- **TASK**
Beginning with the first line, set down every line through the one containing "145, 211, 260]", exactly as it appears, but not the pictures.

- **STORED DATA**
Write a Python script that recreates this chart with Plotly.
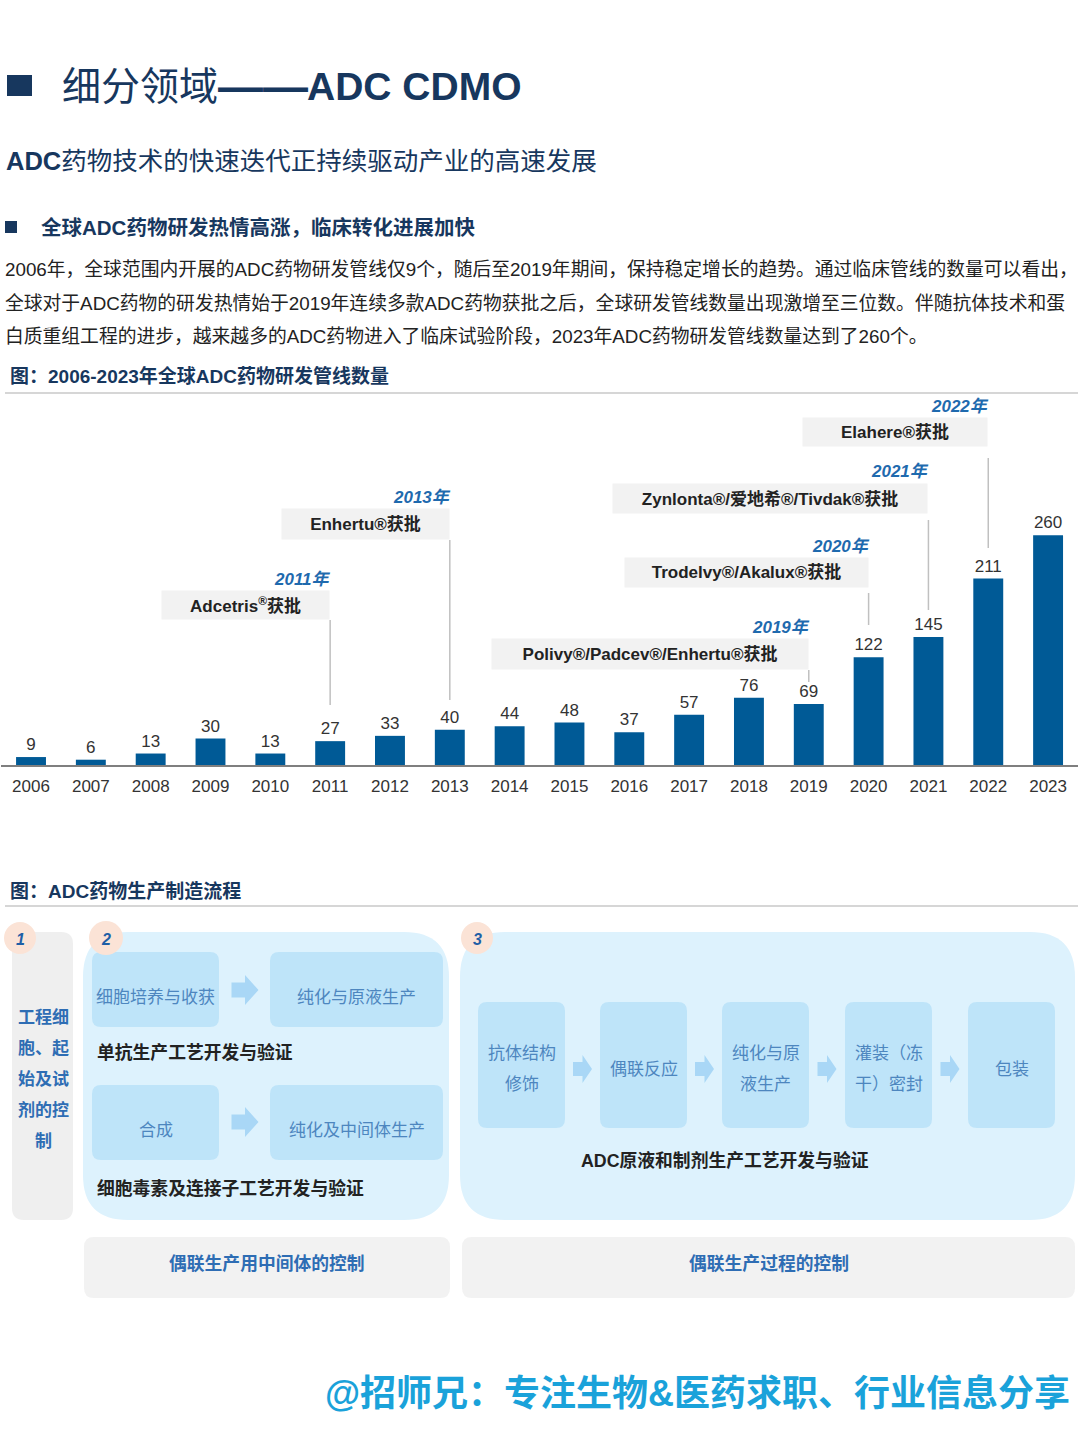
import plotly.graph_objects as go

W, H = 1080, 1440
FONT = "Liberation Sans, Noto Sans CJK SC, sans-serif"

# ---------------- data ----------------
years = ["2006", "2007", "2008", "2009", "2010", "2011", "2012", "2013", "2014",
         "2015", "2016", "2017", "2018", "2019", "2020", "2021", "2022", "2023"]
counts = [9, 6, 13, 30, 13, 27, 33, 40, 44, 48, 37, 57, 76, 69, 122, 145, 211, 260]

callout_years = ["2011", "2013", "2019", "2020", "2021", "2022"]
callout_texts = ["Adcetris<sup>®</sup>获批", "Enhertu®获批", "Polivy®/Padcev®/Enhertu®获批",
                 "Trodelvy®/Akalux®获批", "Zynlonta®/爱地希®/Tivdak®获批", "Elahere®获批"]

para_lines = [
    "2006年，全球范围内开展的ADC药物研发管线仅9个，随后至2019年期间，保持稳定增长的趋势。通过临床管线的数量可以看出，",
    "全球对于ADC药物的研发热情始于2019年连续多款ADC药物获批之后，全球研发管线数量出现激增至三位数。伴随抗体技术和蛋",
    "白质重组工程的进步，越来越多的ADC药物进入了临床试验阶段，2023年ADC药物研发管线数量达到了260个。",
]

stage1_lines = ["工程细", "胞、起", "始及试", "剂的控", "制"]
stage2_top = ["细胞培养与收获", "纯化与原液生产"]
stage2_top_caption = "单抗生产工艺开发与验证"
stage2_bottom = ["合成", "纯化及中间体生产"]
stage2_bottom_caption = "细胞毒素及连接子工艺开发与验证"
stage3_steps = [["抗体结构", "修饰"], ["偶联反应"], ["纯化与原", "液生产"], ["灌装（冻", "干）密封"], ["包装"]]
stage3_caption = "ADC原液和制剂生产工艺开发与验证"
control_texts = ["偶联生产用中间体的控制", "偶联生产过程的控制"]


# ---------------- helpers ----------------
def px(x):
    return x / W


def py(y):
    return 1 - y / H


shapes = []
annos = []


def text(x, y, s, size=17, color="#222", xanchor="left", yanchor="middle", **kw):
    annos.append(dict(x=px(x), y=py(y), xref="paper", yref="paper", text=s, showarrow=False,
                      xanchor=xanchor, yanchor=yanchor,
                      font=dict(family=FONT, size=size, color=color), **kw))


def pt(x, y):
    return f"{px(x):.5f},{py(y):.5f}"


def rrect(x0, y0, x1, y1, r, fill):
    p = (f"M {pt(x0 + r, y0)} L {pt(x1 - r, y0)} Q {pt(x1, y0)} {pt(x1, y0 + r)} "
         f"L {pt(x1, y1 - r)} Q {pt(x1, y1)} {pt(x1 - r, y1)} L {pt(x0 + r, y1)} "
         f"Q {pt(x0, y1)} {pt(x0, y1 - r)} L {pt(x0, y0 + r)} Q {pt(x0, y0)} {pt(x0 + r, y0)} Z")
    shapes.append(dict(type="path", xref="paper", yref="paper", path=p,
                       fillcolor=fill, line=dict(width=0), layer="below"))


def rect(x0, y0, x1, y1, fill):
    shapes.append(dict(type="rect", xref="paper", yref="paper", x0=px(x0), x1=px(x1),
                       y0=py(y1), y1=py(y0), fillcolor=fill, line=dict(width=0)))


def hline(x0, x1, y, color="#C8C8C8", width=1.5):
    shapes.append(dict(type="line", xref="paper", yref="paper", x0=px(x0), x1=px(x1),
                       y0=py(y), y1=py(y), line=dict(color=color, width=width)))


def arrow(cx, cy, w, h, fill="#A9D7F6"):
    x0, xm, x1 = cx - w / 2, cx, cx + w / 2
    p = (f"M {pt(x0, cy - h / 4)} L {pt(xm, cy - h / 4)} L {pt(xm, cy - h / 2)} L {pt(x1, cy)} "
         f"L {pt(xm, cy + h / 2)} L {pt(xm, cy + h / 4)} L {pt(x0, cy + h / 4)} Z")
    shapes.append(dict(type="path", xref="paper", yref="paper", path=p,
                       fillcolor=fill, line=dict(width=0)))


def circle(cx, cy, r, label):
    shapes.append(dict(type="circle", xref="paper", yref="paper", x0=px(cx - r), x1=px(cx + r),
                       y0=py(cy + r), y1=py(cy - r), fillcolor="#FBE3D6", line=dict(width=0)))
    text(cx, cy + 1, f"<b><i>{label}</i></b>", size=16, color="#1F5FA6", xanchor="center")


# ---------------- header texts ----------------
rect(7, 75, 32, 96, "#17375E")
text(60, 86, "细分领域", size=39, color="#17375E")
text(216, 86, "<b>——</b>", size=45, color="#17375E")
text(523, 86, "<b>ADC CDMO</b>", size=39, color="#17375E", xanchor="right")
text(4, 161, "<b>ADC</b>药物技术的快速迭代正持续驱动产业的高速发展", size=25.5, color="#17375E")
rect(5, 221, 17, 233, "#17375E")
text(39, 227, "<b>全球ADC药物研发热情高涨，临床转化进展加快</b>", size=20.5, color="#17375E")
for i, line in enumerate(para_lines):
    text(3, 269 + 34 * i, line, size=18.8, color="#222")
text(8, 376, "<b>图：2006-2023年全球ADC药物研发管线数量</b>", size=19, color="#17375E")
hline(5, 1078, 393)

# ---------------- bar chart ----------------
fig = go.Figure(go.Bar(
    x=years, y=counts, width=0.5, marker=dict(color="#005A96", line=dict(width=0)),
    text=counts, textposition="outside", cliponaxis=False,
    textfont=dict(family=FONT, size=17, color="#333"), hoverinfo="skip"))

# callouts (box layout positions in page pixels)
box_top = [590, 508, 638, 557, 483, 417]
box_w = [167, 167, 316, 243, 314, 184]
box_h = [28, 30, 30, 29, 29, 28]
line_y = [(620, 705), (540, 700), (670, 682), (593, 625), (520, 610), (458, 548)]
for yr, label, bt, bw, bh, (l0, l1) in zip(callout_years, callout_texts, box_top, box_w, box_h, line_y):
    idx = years.index(yr)
    annos.append(dict(x=idx, y=py(bt), xref="x", yref="paper", xanchor="right", yanchor="top",
                      text=f"<b>{label}</b>", showarrow=False, width=bw, height=bh, bgcolor="#F2F2F2",
                      borderpad=0, align="center", valign="middle",
                      font=dict(family=FONT, size=17, color="#222")))
    annos.append(dict(x=idx, y=py(bt - 11), xref="x", yref="paper", xanchor="right", yanchor="middle",
                      text=f"<b><i>{yr}年</i></b>", showarrow=False, xshift=3,
                      font=dict(family=FONT, size=17, color="#1F6AAE")))
    shapes.append(dict(type="line", xref="x", yref="paper", x0=idx, x1=idx,
                       y0=py(l1), y1=py(l0), line=dict(color="#C0C0C0", width=1.5)))

# ---------------- flow diagram ----------------
text(8, 891, "<b>图：ADC药物生产制造流程</b>", size=19, color="#17375E")
hline(5, 1078, 906)

# stage 1
rrect(12, 932, 73, 1220, 12, "#EFEFEF")
for i, s in enumerate(stage1_lines):
    text(43, 1017 + 31 * i, f"<b>{s}</b>", size=17, color="#2E6DB4", xanchor="center")
circle(20, 938, 16, "1")

# stage 2
rrect(83, 932, 449, 1220, 45, "#DDF2FD")
boxes2 = [(92, 219), (270, 443)]
for (x0, x1), s in zip(boxes2, stage2_top):
    rrect(x0, 952, x1, 1027, 9, "#BEE4F9")
    text((x0 + x1) / 2, 997, s, size=17, color="#4D86BF", xanchor="center")
arrow(245, 990, 27, 30)
text(95, 1052, f"<b>{stage2_top_caption}</b>", size=17.8, color="#222")
for (x0, x1), s in zip(boxes2, stage2_bottom):
    rrect(x0, 1085, x1, 1160, 9, "#BEE4F9")
    text((x0 + x1) / 2, 1130, s, size=17, color="#4D86BF", xanchor="center")
arrow(245, 1122, 27, 30)
text(95, 1188, f"<b>{stage2_bottom_caption}</b>", size=17.8, color="#222")
circle(106, 938, 17, "2")

# stage 3
rrect(460, 932, 1075, 1220, 45, "#DDF2FD")
boxes3 = [(478, 565), (600, 687), (722, 809), (845, 932), (968, 1055)]
for (x0, x1), lines in zip(boxes3, stage3_steps):
    rrect(x0, 1002, x1, 1128, 9, "#BEE4F9")
    cx = (x0 + x1) / 2
    if len(lines) == 1:
        text(cx, 1069, lines[0], size=17, color="#4D86BF", xanchor="center")
    else:
        for j, s in enumerate(lines):
            text(cx, 1053 + 31 * j, s, size=17, color="#4D86BF", xanchor="center")
for (a0, a1), (b0, b1) in zip(boxes3[:-1], boxes3[1:]):
    arrow((a1 + b0) / 2, 1069, 19, 28)
text(725, 1160, f"<b>{stage3_caption}</b>", size=17.8, color="#222", xanchor="center")
circle(477, 938, 16, "3")

# control boxes
for (x0, x1), s in zip([(84, 450), (462, 1075)], control_texts):
    rrect(x0, 1237, x1, 1298, 10, "#F2F2F2")
    text((x0 + x1) / 2, 1264, f"<b>{s}</b>", size=17.8, color="#2E6DB4", xanchor="center")

# watermark
text(1072, 1393, "<b>@招师兄：专注生物&医药求职、行业信息分享</b>", size=36, color="#1AA2DA",
     xanchor="right")

fig.update_layout(
    width=W, height=H, autosize=False,
    margin=dict(l=0, r=0, t=0, b=0),
    paper_bgcolor="white", plot_bgcolor="white",
    showlegend=False,
    font=dict(family=FONT),
    xaxis=dict(type="category", domain=[1.1 / W, 1078 / W], range=[-0.5, 17.5],
               showline=True, linecolor="#7F7F7F", linewidth=2, ticks="",
               showgrid=False, zeroline=False, fixedrange=True, ticklabelstandoff=5,
               tickfont=dict(family=FONT, size=17, color="#333")),
    yaxis=dict(domain=[py(765), py(394)], range=[0, 420], visible=False, fixedrange=True),
    shapes=shapes, annotations=annos,
)

fig.write_html("out.html")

- **SOLUTION BELOW**
Write a Python script that recreates this chart with Plotly.
import plotly.graph_objects as go

W, H = 1080, 1440
FONT = "Liberation Sans, Noto Sans CJK SC, sans-serif"

# ---------------- data ----------------
years = ["2006", "2007", "2008", "2009", "2010", "2011", "2012", "2013", "2014",
         "2015", "2016", "2017", "2018", "2019", "2020", "2021", "2022", "2023"]
counts = [9, 6, 13, 30, 13, 27, 33, 40, 44, 48, 37, 57, 76, 69, 122, 145, 211, 260]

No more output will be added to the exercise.